The set of unranked $Σ$-trees, denoted by $T$, is the smallest set of strings over $Σ$ and the parenthesis symbols ‘)’ and ‘(’ such that for each $a∈Σ$ and $w∈T^∗$, $a(w)$ is in $T$.

What we have here is an inductive definition. The base case is implicit because $\epsilon \in T^*$ even if $T = \emptyset$; making is explicit, the definition is (reading $a$ as free variable):

$\qquad\begin{align*} &\ \phantom{\implies}\ a() \in T \\ w \in T^+ &\implies a(w) \in T \end{align*}$

The term "smallest set" is established, but somewhat silly, since all these sets are infinite; we mean the minimal set. Formally speaking, it's the smallest fixed point of this inductive definition; see here and here for some more on that.

As for you question, imagine this definition unfolding in an infinite process:

• $a \in T \implies a(a) \in T$.
• $a(a) \in T \implies a(a(a)) \in T$.
• ... and so on...

All you can ever do is wrap things in parentheses; thus you can never creates mismatching pairs like you propose.

A formal proof would be an induction along the inductive definition, of course!

1. Base case: all alphabet symbols have matching parentheses.
2. Inductive step: taking elements of $T$ with matching parentheses, those that are "one step larger" have matching parentheses as well.

Answer 3

You have to prove that $a)($ doesn't belong to $T$. You can start with constructing $T$, as follows. Let $T_0 = \emptyset$, and for $n \in \mathbb{N}$, define $$ T_{n+1} = \bigcup_{a \in \Sigma} \bigcup_{m \in \mathbb{N}} \{ a(t_1 \ldots t_m) : t_1,\ldots,t_m \in T_n \}. $$ I claim that $$ T = \bigcup_{n \in \mathbb{N}} T_n. $$ Indeed, you can prove by induction on $n$ that $T_n \subseteq T$. Conversely, suppose that $t_1,\ldots,t_m \in \bigcup_{n \in \mathbb{N}} T_n$. Then there exists $N$ such that $t_1,\ldots,t_m \in T_N$, and so $a(t_1\ldots t_m) \in T_{N+1} \in \bigcup_{n \in \mathbb{N}} T_n$ for all $a \in \Sigma$. This shows that $T \subseteq \bigcup_{n \in \mathbb{N}} T_n$, since the latter satisfies the conditions in the definition of $T$.

Now you can prove that $a)( \notin T$ by proving inductively that $a)( \notin T_n$ for any $n \in \mathbb{N}$. The proof is quite simple: $a)( \notin T_0$ since $T_0$ is empty, and $a)( \notin T_{n+1}$ for any $n \in \mathbb{N}$ since all strings in $T_{n+1}$ start with $b($ for some $b \in \Sigma$.

Answer 4

This use of the phrase "smallest set", or "smallest set with respect to inclusion" is generally taken to be synonymous with "the intersection of all sets satisfying this criterion" (as long as intersection preserves satisfaction of the criterion). So "smallest" here means "is a subset of every set satisfying this criterion". Consequently, no proper subset of this set can satisfy the given criterion. I.e., this set is minimal with respect to the partial ordering $\subseteq$ of sets.

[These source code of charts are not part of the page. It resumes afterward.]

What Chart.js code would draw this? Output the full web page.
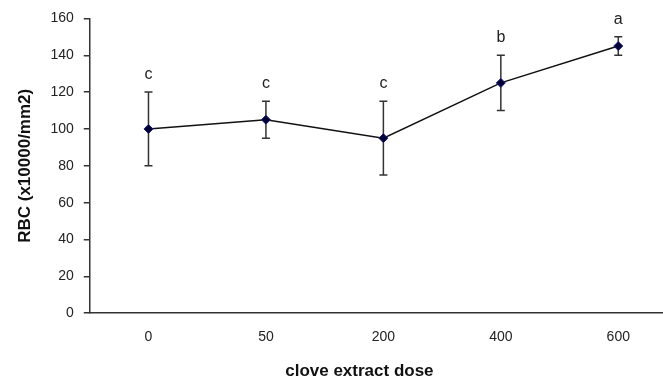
<!DOCTYPE html>
<html>
<head>
<meta charset="utf-8">
<script src="https://cdn.jsdelivr.net/npm/chart.js@4"></script>
<style>
    html, body { margin: 0; padding: 0; background: #fff; overflow: hidden; }
    #wrap { width: 690px; height: 382px; }
</style>
</head>
<body>
<div id="wrap"><canvas id="lineChart"></canvas></div>
<script>
const doses = ['0', '50', '200', '400', '600'];
const rbcMeans = [100, 105, 95, 125, 145];
const errLow = [80, 95, 75, 110, 140];
const errHigh = [120, 115, 115, 140, 150];
const groupLetters = ['c', 'c', 'c', 'b', 'a'];
const yTicks = [0, 20, 40, 60, 80, 100, 120, 140, 160];
const xTitle = 'clove extract dose';

const fontName = '"Liberation Sans", Arial, sans-serif';

// Ritar felstaplar under punkterna
const errorBars = {
    id: 'errorBars',
    beforeDatasetsDraw(chart) {
        const ctx = chart.ctx;
        const x = chart.scales.x;
        const y = chart.scales.y;
        ctx.save();
        ctx.strokeStyle = '#333';
        ctx.lineWidth = 1.5;
        rbcMeans.forEach((v, i) => {
            const px = x.getPixelForValue(i);
            const top = y.getPixelForValue(errHigh[i]);
            const bottom = y.getPixelForValue(errLow[i]);
            ctx.beginPath();
            ctx.moveTo(px, top);
            ctx.lineTo(px, bottom);
            ctx.moveTo(px - 4, top);
            ctx.lineTo(px + 4, top);
            ctx.moveTo(px - 4, bottom);
            ctx.lineTo(px + 4, bottom);
            ctx.stroke();
        });
        ctx.restore();
    },
    // Bokstäverna ovanför felstaplarna
    afterDatasetsDraw(chart) {
        const ctx = chart.ctx;
        const x = chart.scales.x;
        const y = chart.scales.y;
        ctx.save();
        ctx.fillStyle = '#222';
        ctx.font = '16px ' + fontName;
        ctx.textAlign = 'center';
        ctx.textBaseline = 'alphabetic';
        groupLetters.forEach((letter, i) => {
            const px = x.getPixelForValue(i);
            const top = y.getPixelForValue(errHigh[i]);
            ctx.fillText(letter, px, top - 13);
        });
        ctx.restore();
    },
    // x-axelns titel, lite vänster om mitten som i originalet
    afterDraw(chart) {
        const ctx = chart.ctx;
        const x = chart.scales.x;
        ctx.save();
        ctx.fillStyle = '#111';
        ctx.font = 'bold 17px ' + fontName;
        ctx.textAlign = 'center';
        ctx.textBaseline = 'middle';
        ctx.fillText(xTitle, x.getPixelForValue(2) - 24, chart.chartArea.bottom + 58);
        ctx.restore();
    }
};

new Chart(document.getElementById('lineChart'), {
    type: 'line',
    data: {
        labels: doses,
        datasets: [{
            data: rbcMeans,
            borderColor: '#111',
            borderWidth: 1.5,
            tension: 0,
            pointStyle: 'rectRot',
            pointRadius: 4.5,
            pointBackgroundColor: '#000033',
            pointBorderColor: '#1a1a80',
            pointBorderWidth: 1
        }]
    },
    options: {
        responsive: true,
        maintainAspectRatio: false,
        animation: false,
        layout: {
            padding: { top: 13, right: 13, left: 15, bottom: 28 }
        },
        plugins: {
            legend: { display: false },
            tooltip: { enabled: false }
        },
        scales: {
            x: {
                offset: true,
                grid: { display: false },
                border: { display: true, color: '#333', width: 1.5 },
                ticks: {
                    color: '#222',
                    padding: 8,
                    font: { family: fontName, size: 14 }
                }
            },
            y: {
                min: 0,
                max: 160,
                afterBuildTicks(scale) {
                    scale.ticks = yTicks.map(v => ({ value: v }));
                },
                grid: {
                    display: true,
                    drawOnChartArea: false,
                    drawTicks: true,
                    tickLength: 6,
                    color: '#333',
                    lineWidth: 1.5
                },
                border: { display: true, color: '#333', width: 1.5 },
                ticks: {
                    color: '#222',
                    padding: 10,
                    font: { family: fontName, size: 14 }
                },
                title: {
                    display: true,
                    text: 'RBC (x10000/mm2)',
                    color: '#111',
                    padding: { top: 0, bottom: 5 },
                    font: { family: fontName, size: 17, weight: 'bold' }
                }
            }
        }
    },
    plugins: [errorBars]
});
</script>
</body>
</html>
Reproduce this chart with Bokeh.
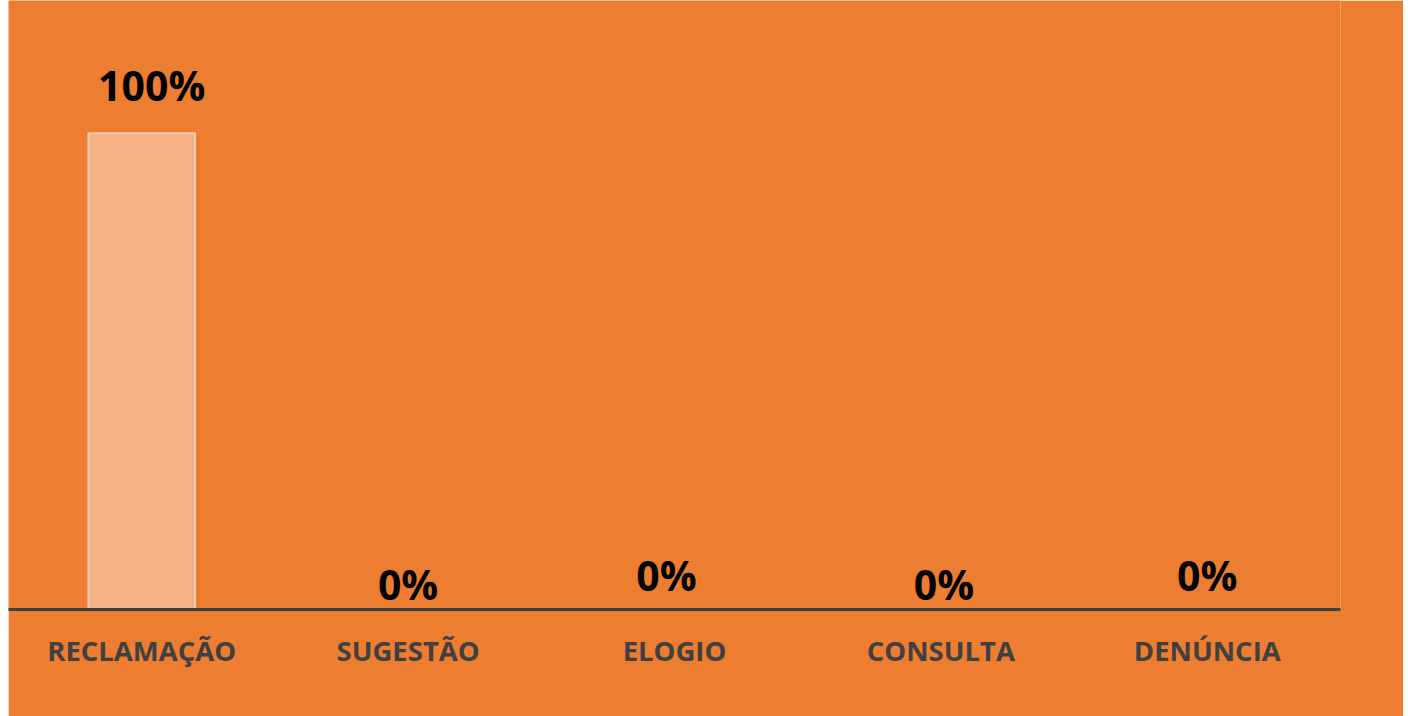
from bokeh.plotting import figure
from bokeh.models import ColumnDataSource, Range1d, FactorRange
from bokeh.core.properties import value
from bokeh.embed import file_html
from bokeh.resources import INLINE

categories = ["RECLAMAÇÃO", "SUGESTÃO", "ELOGIO", "CONSULTA", "DENÚNCIA"]
percentages = [100, 0, 0, 0, 0]
label_texts = ["100%", "0%", "0%", "0%", "0%"]

# label placement (style only, screen px)
label_dx = [10, 0, -8, 3, 0]
label_dy = [-48, -26, -35, -26, -35]

src = ColumnDataSource(dict(cat=categories, pct=percentages, txt=label_texts,
                            dx=label_dx, dy=label_dy))

BG = "#ED7D31"
p = figure(width=1395, height=716, output_backend="svg", toolbar_location=None,
           x_range=FactorRange(factors=categories, range_padding=0),
           y_range=Range1d(0, 127.9),
           min_border_left=0, min_border_right=63, min_border_top=0, min_border_bottom=107,
           background_fill_color=BG, border_fill_color=BG, outline_line_color=None,
           margin=(0, 0, 0, 8))

p.vbar(x="cat", top="pct", width=0.40, source=src,
       fill_color="#F4B183", line_color="#F8CBAD", line_width=2)

p.text(x="cat", y="pct", text="txt", x_offset="dx", y_offset="dy", source=src,
       text_font=value("Open Sans"), text_font_style="bold", text_font_size="41px",
       text_color="#000000", text_align="center", text_baseline="middle")

p.xgrid.visible = False
p.ygrid.visible = False
p.yaxis.visible = False
ax = p.xaxis[0]
ax.axis_line_color = "#404040"
ax.axis_line_width = 3
ax.major_tick_line_color = None
ax.minor_tick_line_color = None
ax.major_label_text_font = "Open Sans"
ax.major_label_text_font_style = "bold"
ax.major_label_text_font_size = "27.5px"
ax.major_label_text_color = "#404040"
ax.major_label_standoff = 16

open("out.html", "w").write(file_html(p, INLINE))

Example: Let $G$ be a group and let $S$ be a subset of $G$. The normal closure of $S$ is the smallest normal subgroup of $G$ which contains $S$. Equivalently, (since we have an elementary lemma that the intersection of normal subgroups is a normal subgroup), the normal closure is the intersection of all the normal subgroups of $G$ which contain $S$. This immediately shows that any proper subgroup, normal in $G$, of the normal closure of $S$ cannot contain all of $S$, so the normal closure is smallest with respect to (set) inclusion.

Answer 5

There are sets $T$ that satisfy the condition given (for each $a \in \Sigma$ and $w \in T^*$, $a(w) \in T$) which do contain badly-structured trees like $a)($; however, there is also a set that doesn't contain any of these badly-structured trees. All of the sets that contain badly-structured trees also contain all the well-structured trees, so the set that contains only the well-structured trees is the smallest such set.